Uma conversa íntima entre dois bailarinos da Bélgica fez ressoar o pontapé inicial do Movimento Internacional da Dança (MID) 2019. Quantas línguas podemos falar pelo corpo? E quantas linguagens? Murmures foi preparado para composições criadas em solo, duo ou quarteto. Em Brasília, um homem e uma mulher dão vida à experimentação proposta. A coreografia se permite ser fluida e leve, ao mesmo tempo em que se mostra forte e profunda. A linguagem do corpo permite interpretações diversas e, sem perceber, eu me encontro submersa na história de idas e vindas que, aos meus olhos, se apresenta no palco.

O movimento coreográfico se apresenta como um murmúrio, uma conversa sussurrante entre os performers. Em cena, encontros e desencontros entre os corpos me levam a transitar pelo desejo de se agarrar com força, e de qualquer maneira, em alguma relação. A bailarina é expressiva não somente em cada gesto, mas também através dos olhos e da própria respiração. Um som cadenciado de respiros curtos me leva ao esforço do cotidiano repetitivo.

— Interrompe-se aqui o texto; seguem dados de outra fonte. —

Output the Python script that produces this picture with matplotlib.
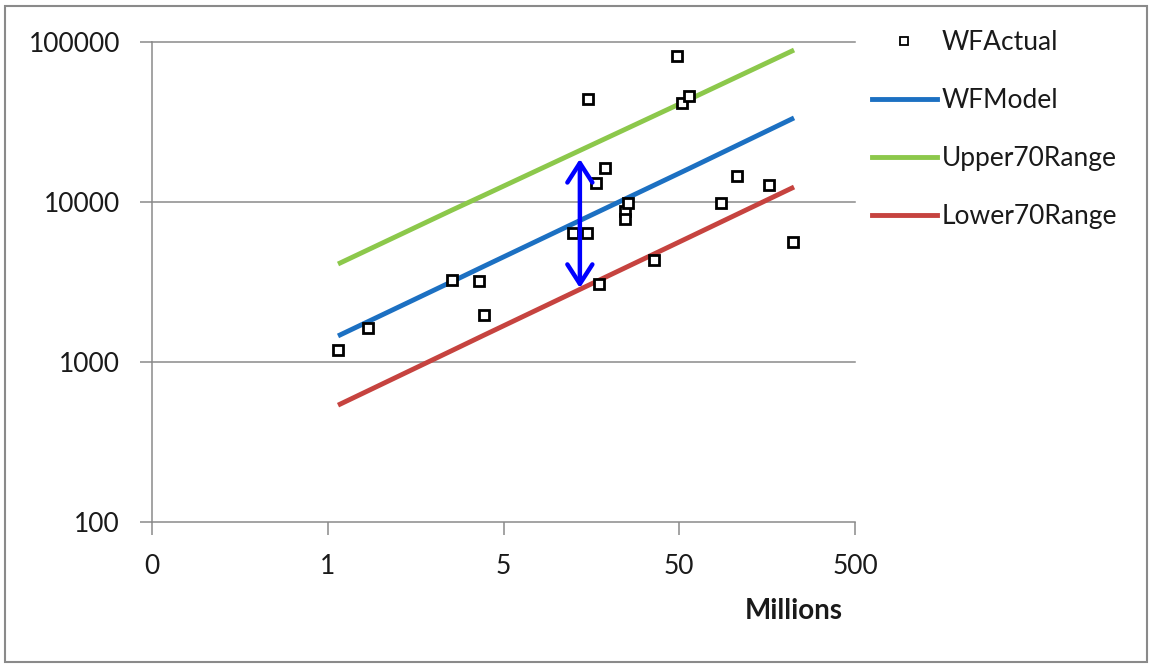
import matplotlib
matplotlib.use("Agg")
import matplotlib.pyplot as plt
from matplotlib.lines import Line2D
from matplotlib.patches import Rectangle

plt.rcParams['font.family'] = ['Lato', 'DejaVu Sans']

# Data (x in millions)
actual_x = [0.572, 0.847, 2.55, 3.63, 3.87, 12.4, 14.9, 15.1, 16.8, 17.5, 18.9,
            24.6, 24.6, 25.5, 35.9, 48.5, 51.8, 56.8, 86.4, 106.6, 162, 222]
actual_y = [1183, 1626, 3243, 3195, 1959, 6370, 6370, 43850, 13100, 3060, 16270,
            8740, 7800, 9810, 4330, 81500, 41400, 45800, 9810, 14490, 12710, 5600]

line_x = [0.572, 2.55, 3.87, 14.9, 56.8, 225]
model_y = [1449, 3170, 3950, 8000, 16100, 33400]
upper_y = [4080, 8870, 10970, 21900, 43500, 88700]
lower_y = [535, 1175, 1465, 2970, 5990, 12350]

arrow_x = 13.6
arrow_y = [18500, 2890]

x_ticks = [0.05, 0.5, 5, 50, 500]
x_labels = ["0", "1", "5", "50", "500"]
y_ticks = [100, 1000, 10000, 100000]
y_labels = ["100", "1000", "10000", "100000"]

W, H = 1151, 668
fig = plt.figure(figsize=(W / 100, H / 100), dpi=100)
ax = fig.add_axes([152 / W, 1 - 521.7 / H, (855 - 152) / W, (521.7 - 41.7) / H])

ax.set_xscale('log')
ax.set_yscale('log')
ax.set_xlim(0.05, 500)
ax.set_ylim(100, 100000)

grid_c = '#8a8a8a'
for yv in y_ticks[1:]:
    ax.axhline(yv, color=grid_c, lw=1.1, zorder=0, clip_on=False)

c_model = '#1C70C2'
c_upper = '#8CC84B'
c_lower = '#C6433F'
lw_line = 3.5

ax.plot(line_x, model_y, color=c_model, lw=lw_line, solid_capstyle='butt', zorder=2)
ax.plot(line_x, upper_y, color=c_upper, lw=lw_line, solid_capstyle='butt', zorder=2)
ax.plot(line_x, lower_y, color=c_lower, lw=lw_line, solid_capstyle='butt', zorder=2)
ax.plot(actual_x, actual_y, linestyle='none', marker='s', markersize=7.5,
        markerfacecolor='white', markeredgecolor='black', markeredgewidth=2.0, zorder=3)

ax.annotate('', xy=(arrow_x, arrow_y[0]), xytext=(arrow_x, arrow_y[1]),
            arrowprops=dict(arrowstyle='<->,head_length=0.7,head_width=0.45',
                            color='#0000FF', lw=3.2, mutation_scale=20,
                            shrinkA=0, shrinkB=0), zorder=4)

ax.set_xticks(x_ticks)
ax.set_xticklabels(x_labels)
ax.set_yticks(y_ticks)
ax.set_yticklabels(y_labels)
ax.minorticks_off()
ax.tick_params(axis='both', which='major', labelsize=19, colors=grid_c,
               labelcolor='#1a1a1a', length=9, width=1.1, direction='out')
ax.tick_params(axis='x', pad=14)
ax.tick_params(axis='y', pad=14)

for s in ['top', 'right']:
    ax.spines[s].set_visible(False)
for s in ['left', 'bottom']:
    ax.spines[s].set_color(grid_c)
    ax.spines[s].set_linewidth(1.1)

fig.text(794 / W, 1 - 611 / H, 'Millions', ha='center', va='center',
         fontsize=20, fontweight='bold', color='#1a1a1a')

handles = [
    Line2D([], [], linestyle='none', marker='s', markersize=6,
           markerfacecolor='white', markeredgecolor='black', markeredgewidth=1.3),
    Line2D([], [], color=c_model, lw=lw_line),
    Line2D([], [], color=c_upper, lw=lw_line),
    Line2D([], [], color=c_lower, lw=lw_line),
]
labels = ['WFActual', 'WFModel', 'Upper70Range', 'Lower70Range']
fig.legend(handles, labels, loc='upper left', bbox_to_anchor=(872 / W, 1 - 30 / H),
           frameon=False, fontsize=19, handlelength=2.45, handletextpad=0.2,
           labelspacing=1.25, borderaxespad=0, borderpad=0, labelcolor='#1a1a1a')

fig.patches.append(Rectangle((5 / W, 6 / H), (1147 - 5) / W, (662 - 6) / H,
                             transform=fig.transFigure, fill=False,
                             edgecolor='#8a8a8a', lw=1.5))

fig.savefig('out.png', dpi=100)
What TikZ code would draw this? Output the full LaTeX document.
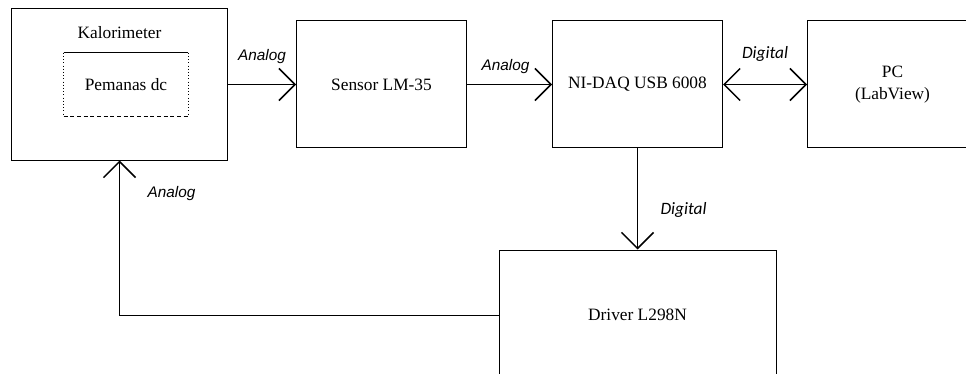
\documentclass[tikz,border=0pt]{standalone}
\usepackage{fontspec}
\setmainfont{Liberation Serif}
\newfontfamily\arialfont{Liberation Sans}
\newfontfamily\calibrifont{Carlito}
\usetikzlibrary{arrows.meta, positioning}

\begin{document}
\begin{tikzpicture}[x=0.75pt, y=-0.75pt,
font=\fontsize{13}{15}\selectfont,
block/.style={rectangle, draw=black, line width=0.75pt, inner sep=0pt,
minimum width=127.5pt, minimum height=95.25pt, align=center},
lblA/.style={font=\arialfont\itshape\fontsize{11.5}{13}\selectfont},
lblD/.style={font=\calibrifont\itshape\fontsize{13}{15}\selectfont},
arrow/.style={-{Straight Barb[length=12pt, width=24pt, line width=1.1pt]}, line width=0.75pt},
darrow/.style={{Straight Barb[length=12pt, width=24pt, line width=1.1pt]}-{Straight Barb[length=12pt, width=24pt, line width=1.1pt]}, line width=0.75pt}]

\useasboundingbox (0,0) rectangle (966,374);

% blocks
\node[block, minimum width=162pt, minimum height=113.25pt] (kal) at (119.5,84.5) {};
\node (kaltitle) at ([yshift=-18pt]kal.north) {Kalorimeter};
\node[minimum width=93pt, minimum height=47.25pt] (heater) at (126,84.5) {Pemanas dc};
\node[block, right=51pt of kal] (sensor) {Sensor LM-35};
\node[block, right=63.75pt of sensor] (daq) {NI-DAQ USB 6008};
\node[block, right=63pt of daq] (pc) {PC\\[1.5pt](LabView)};
\node[block, minimum width=207.75pt, minimum height=97.5pt, below=75.75pt of daq] (driver)
    {Driver L298N};

% heater frame
\draw[line width=0.6pt] (heater.north west) -- (heater.north east);
\draw[dotted] (heater.north west) -- (heater.south west);
\draw[dotted] (heater.north east) -- (heater.south east);
\draw[densely dashed, line width=0.6pt] (heater.south west) -- (heater.south east);

% signals
\draw[arrow] (kal) -- (sensor)
    node[lblA, midway, yshift=21pt] (sig1) {Analog};
\draw[arrow] (sensor) -- (daq)
    node[lblA, midway, xshift=-3pt, yshift=13.5pt] (sig2) {Analog};
\draw[darrow] (daq) -- (pc)
    node[lblD, midway, yshift=23pt] (sig3) {Digital};
\draw[arrow] (daq) -- (driver)
    node[lblD, midway, xshift=34.5pt, yshift=-8pt] (sig4) {Digital};
\draw[arrow] (driver.west) -| (kal.south);
\node[lblA] (sig5) at ([xshift=39pt, yshift=-24.75pt]kal.south) {Analog};
\end{tikzpicture}
\end{document}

As relações no palco se intercalam entre momentos mais introspectivos de cada bailarino e movimentos bem preparados entre o casal. A necessidade de manter contato, a pressa em retomar a proximidade com o outro corpo e os cruzamentos fortes e excessivos de dedos, braços e mãos criam a sensação de uma relação de dependência entre os personagens. Ao menos para ela. Murmures parece pedir baixinho que o outro não vá embora.

Em cena, é possível acompanhar diferentes fases de uma caminhada a dois. Ele, mais firme, com movimentos curtos e rápidos, parece, em parte, dar sustentação às tentativas de envolvimento dela. Por outro lado, o bailarino mostra uma relação de dominância e poder na maior parte do tempo. A relação se inverte quando ambos se enroscam em um canto do palco e ela, com equilíbrio e leveza, pisa em cima de um corpo inerte no chão. Nesse momento, um jogo interessante entre luz e sombra dá destaque à silhueta da bailarina que, quando observada apenas por este ângulo, parece estar sozinha no palco. Percebo um pouco de solidão ainda quando estão juntos.

A bailarina mostra um corpo veloz, preciso e bem preparado. Enquanto isso, ele cumpre sua função de enriquecer a cena de maneira mais inerte. A coreografia consegue captar a atenção do público e contar uma história sem grandes adereços. Luzes fixas no palco e um figurino quase neutro. Preto, para ele e também preto com tons de vermelho para ela. Parece existir algo de paixão, representada pela cor e pela urgência dos gestos, apenas em um dos lados.

A trilha sonora bem construída cria a sensação de proximidade com quem observa a movimentação. Escuto o ruído da voz macia sem grandes sobressaltos, e tenho a sensação de ouvir de pertinho quem me conta – ou mostra- a história.  Murmures se permite experimentar sem se ausentar do diálogo com o público e mostra que uma boa narrativa pode ser construída em quase, ou total, ausência de expressão verbal.

* Isabella de Andrade é jornalista, atriz e escritora. Graduada em Comunicação Social e Artes Cênicas pela Universidade de Brasília, foi repórter de cultura por três anos no Correio Braziliense e arte-educadora no CCBB. Tem dois livros publicados e é idealizadora do projeto cultural www.ociclorama.com.